The Translator
Shutting out the torment and the fear
deep into the night’s cold morning hours
I work on my translation.
Improbable, that in another tongue
such lines as these were born,
set down, are vivid on his page
and will not come across to mine.
Two ways to go: the forced rhyme
the flaccid filling phrase
or terse, unrhymed,
trying to capture the meaning
as if that could ever be known.
But something does translate —
a voice from bleak immensities
perfect for nights like these:
the wind’s forgotten murmur,
the war that beggars language
speaking the creole of slaughter.
“The Translator” was first published in New Zealand Books (December 2004), included in Best New Zealand Poems 2004, and then collected in Tim Jones’s second collection, All Blacks’ Kitchen Gardens.

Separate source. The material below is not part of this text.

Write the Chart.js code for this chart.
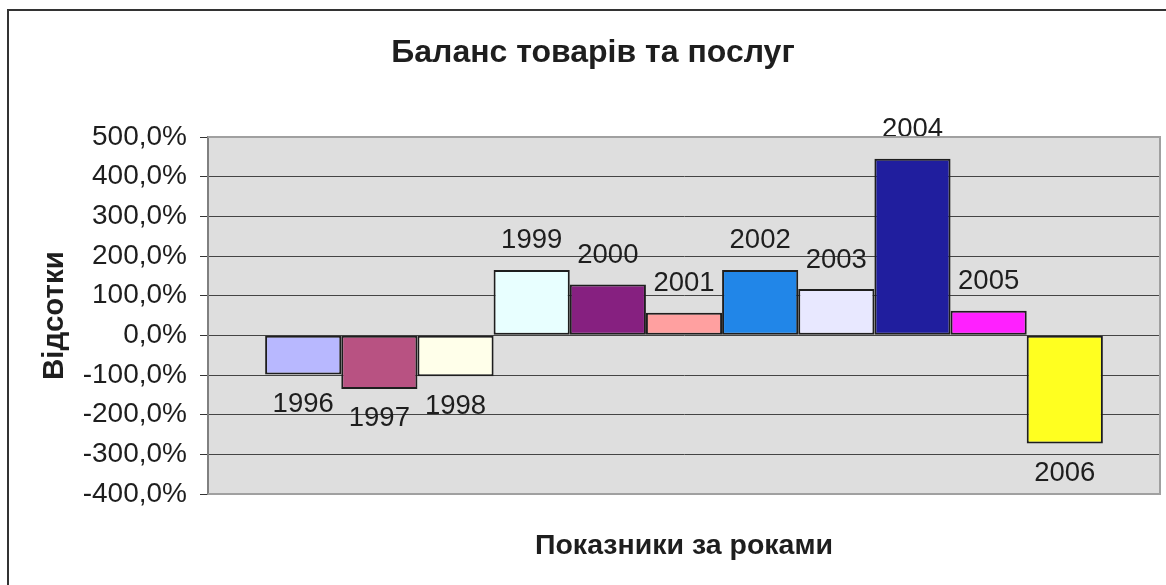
<!DOCTYPE html>
<html>
<head>
<meta charset="utf-8">
<script src="https://cdn.jsdelivr.net/npm/chart.js@4.4.1/dist/chart.umd.min.js"></script>
<style>
  html, body { margin: 0; padding: 0; background: #fff; }
  #wrap { width: 1166px; height: 585px; }
</style>
</head>
<body>
<div id="wrap"><canvas id="chart-balance" width="1166" height="585"></canvas></div>
<script>
// values (percent)
const years = ["1996", "1997", "1998", "1999", "2000", "2001", "2002", "2003", "2004", "2005", "2006"];
const balance = [-99, -135, -103, 165, 128, 57, 165, 117, 445, 62, -273];
const barColors = ["#b8b8ff", "#b85282", "#ffffea", "#e8ffff", "#862080", "#ffa0a0",
                   "#2186e8", "#e8e8ff", "#201e9e", "#ff20ff", "#ffff20"];
const yMin = -400;
const yMax = 500;
const yStep = 100;

const chartTitle = "Баланс товарів та послуг";
const xTitle = "Показники за роками";
const yTitle = "Відсотки";

const FONT = "'Liberation Sans', Arial, sans-serif";

const datasets = years.map((year, i) => ({
    label: year,
    data: [balance[i]],
    backgroundColor: barColors[i],
    borderColor: "#1e1e1e",
    borderWidth: 2,
    borderSkipped: false,
}));

// white page, outer frame, grey plot area, main title
const backdrop = {
    id: "backdrop",
    beforeDraw(chart) {
        const { ctx, chartArea: a } = chart;
        ctx.save();
        ctx.fillStyle = "#ffffff";
        ctx.fillRect(0, 0, chart.width, chart.height);
        ctx.strokeStyle = "#333333";
        ctx.lineWidth = 2;
        ctx.beginPath();
        ctx.moveTo(8, chart.height + 5);
        ctx.lineTo(8, 10);
        ctx.lineTo(chart.width + 5, 10);
        ctx.stroke();
        ctx.fillStyle = "#dedede";
        ctx.fillRect(a.left, a.top, a.right - a.left, a.bottom - a.top);
        ctx.fillStyle = "#1e1e1e";
        ctx.font = "bold 32px " + FONT;
        ctx.textAlign = "center";
        ctx.textBaseline = "middle";
        ctx.fillText(chartTitle, 593, 53);
        ctx.restore();
    },
    afterDraw(chart) {
        const { ctx, chartArea: a } = chart;
        ctx.save();
        ctx.strokeStyle = "#a0a0a0";
        ctx.lineWidth = 2;
        ctx.beginPath();
        ctx.moveTo(a.left, a.top);
        ctx.lineTo(a.right, a.top);
        ctx.lineTo(a.right, a.bottom);
        ctx.lineTo(a.left, a.bottom);
        ctx.stroke();
        ctx.restore();
    },
};

// year written past the end of each bar
const yearLabels = {
    id: "yearLabels",
    afterDatasetsDraw(chart) {
        const { ctx } = chart;
        ctx.save();
        ctx.fillStyle = "#1e1e1e";
        ctx.font = "27.5px " + FONT;
        ctx.textAlign = "center";
        ctx.textBaseline = "middle";
        chart.data.datasets.forEach((ds, i) => {
            const bar = chart.getDatasetMeta(i).data[0];
            const v = ds.data[0];
            const y = v >= 0 ? bar.y - 29 : bar.y + 30;
            ctx.fillText(ds.label, bar.x, y);
        });
        ctx.restore();
    },
};

new Chart(document.getElementById("chart-balance"), {
    type: "bar",
    data: { labels: [""], datasets },
    options: {
        responsive: false,
        animation: false,
        layout: { padding: { top: 137, right: 6, left: 0, bottom: 0 } },
        datasets: { bar: { categoryPercentage: 0.88, barPercentage: 1 } },
        plugins: { legend: { display: false }, tooltip: { enabled: false }, title: { display: false } },
        scales: {
            x: {
                grid: { display: false },
                border: { display: false },
                ticks: { display: false },
                title: {
                    display: true,
                    text: xTitle,
                    color: "#1e1e1e",
                    font: { family: FONT, size: 28.5, weight: "bold" },
                    padding: { top: 0, bottom: 22 },
                },
                afterFit(scale) { scale.height = 91; },
            },
            y: {
                min: yMin,
                max: yMax,
                ticks: {
                    stepSize: yStep,
                    color: "#1e1e1e",
                    padding: 13,
                    font: { family: FONT, size: 28 },
                    callback: (v) => v.toFixed(1).replace(".", ",") + "%",
                },
                grid: { color: "#444444", lineWidth: 1, tickLength: 8, tickColor: "#333333" },
                border: { display: true, color: "#808080", width: 2 },
                title: {
                    display: true,
                    text: yTitle,
                    color: "#1e1e1e",
                    font: { family: FONT, size: 29.5, weight: "bold" },
                    padding: { top: 37, bottom: 0 },
                },
                afterFit(scale) { scale.width = 208; },
            },
        },
    },
    plugins: [backdrop, yearLabels],
});
</script>
</body>
</html>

Tim Jones is a poet and author of both science fiction and literary fiction who was awarded the NZSA Janet Frame Memorial Award for Literature in 2010. He lives in Wellington. His third poetry collection, Men Briefly Explained, was published in late 2011. Among his other recent books are fantasy novel Anarya’s Secret (RedBrick, 2007), short story collection Transported (Vintage, 2008), and poetry anthology Voyagers: Science Fiction Poetry from New Zealand (Interactive Press, 2009), co-edited with Mark Pirie. Voyagers won the “Best Collected Work” category in the 2010 Sir Julius Vogel Awards. For more, see: Tim’s Amazon author page and his blog.
Very nice!
I like this. I only translate my own work (from English into my native tongue, German) but even though I should be the master of my own meaning, I recognize the truth of this. “trying to capture the meaning / as if that could ever be known.”
It’s a fascinating theme: translations and the tasks they present. This line spoke to me especially: “Improbable, that in another tongue such lines as these were born.”
I did some translations for a forum software last year. You think it should be easy, translating those short lines, but it was like a puzzle, a reminder that each language is like an own creature with an own habitat, even more so when it comes to poetic / literary texts.